CRAFT (Character Region Awareness for Text Detection) is a text detection model based on neural networks, This repository doesn't implement CRAFT, it uses this implementation: https://github.com/fcakyon/craft-text-detector
TrOCR (Transformer-based Optical Character Recognition with Pre-trained Models) is a text recognition model. The project uses the implementation of huggingface: https://github.com/huggingface/transformers)
While I was trying to read and to proces my receipts for my personal finances (late 2022) many obvious software like tesseract or cuneiform didn't have good results. I looked for a modern alternative and the result was this project.

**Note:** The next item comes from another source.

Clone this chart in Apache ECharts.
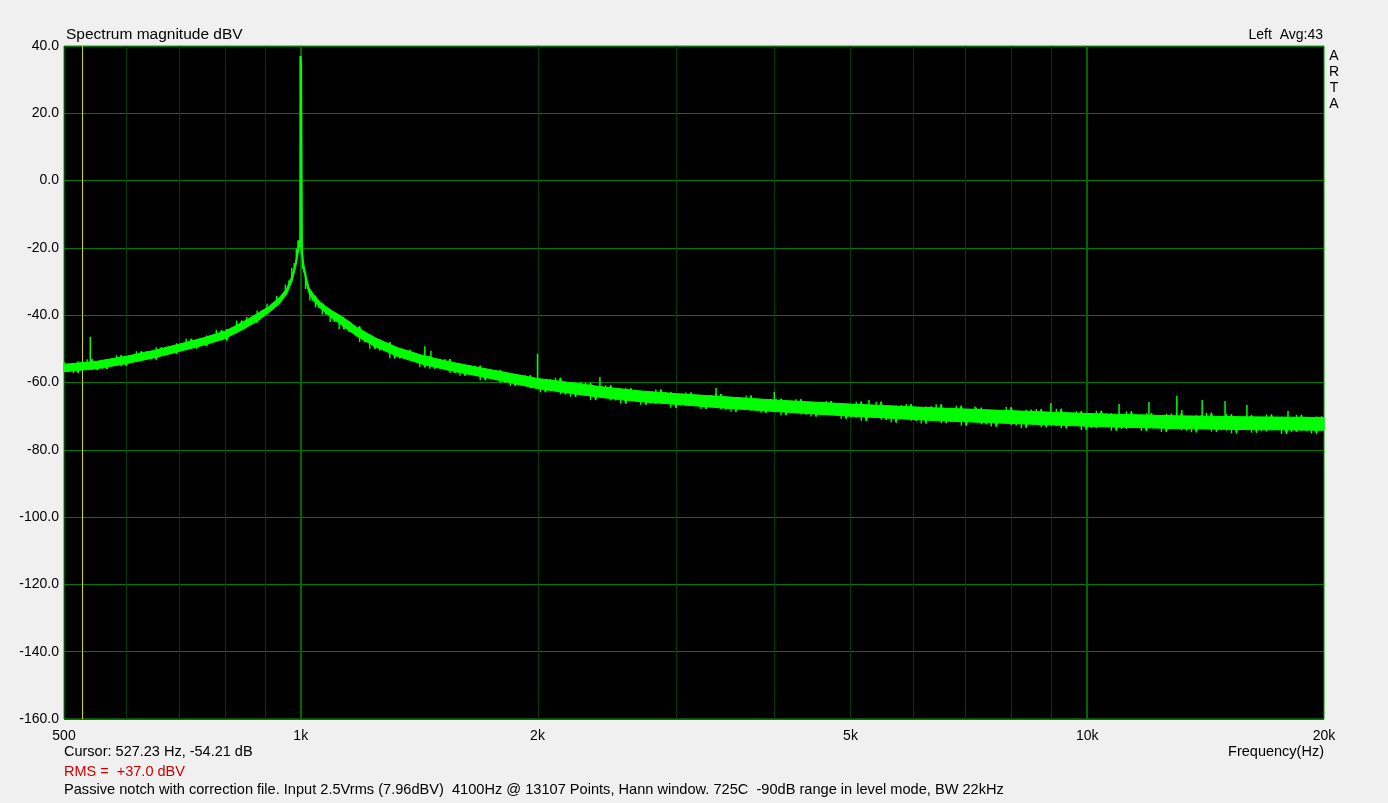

- The text of the image needs to has a good alignment otherwise the text won't be processed right, this is a TrOCR limitation. The given example isn't in a perfect alignment but is enough to be processed correctly :
- This process is heavier than tesseract or cuneiform. With a Intel i7-1250U the given example takes 3 minutes and 12 seconds. This is the result:
X4.00
LIDL SUPERMERCADOS S.A.U.
C/ CONDESA MENCIA S/N (G3)
09006BURGOS
NIF A60195278
WWW.LIDL.ES
EUR
SWEET CORNER/LADRILLOS T 1.09 B
CROWNFIELD/COPOS DE 0,65X 3 1.95 B
TOTAL 3.04
ENTREGADO 5.05
CAMBIO -2,01
IVAX IVA P NETO = PVP
B 10 % 0.28 2.76 3.04
SUMA 0.28 2.76 3.04
REGISTRATE PROXIMAS COMPRAY SHORRA
0471
Verify python version >= 3.10
python --version
To install dependencies:
pip install -r /path/to/requirements.txt
or
pip install .
python command.py --image /path/to/receipt.jpg
flask --app service run
Example of invoke using curl
:
curl http://127.0.0.1:5000/ocr -F file=@/path/to/receipt.jpg
Run tests:
pytest test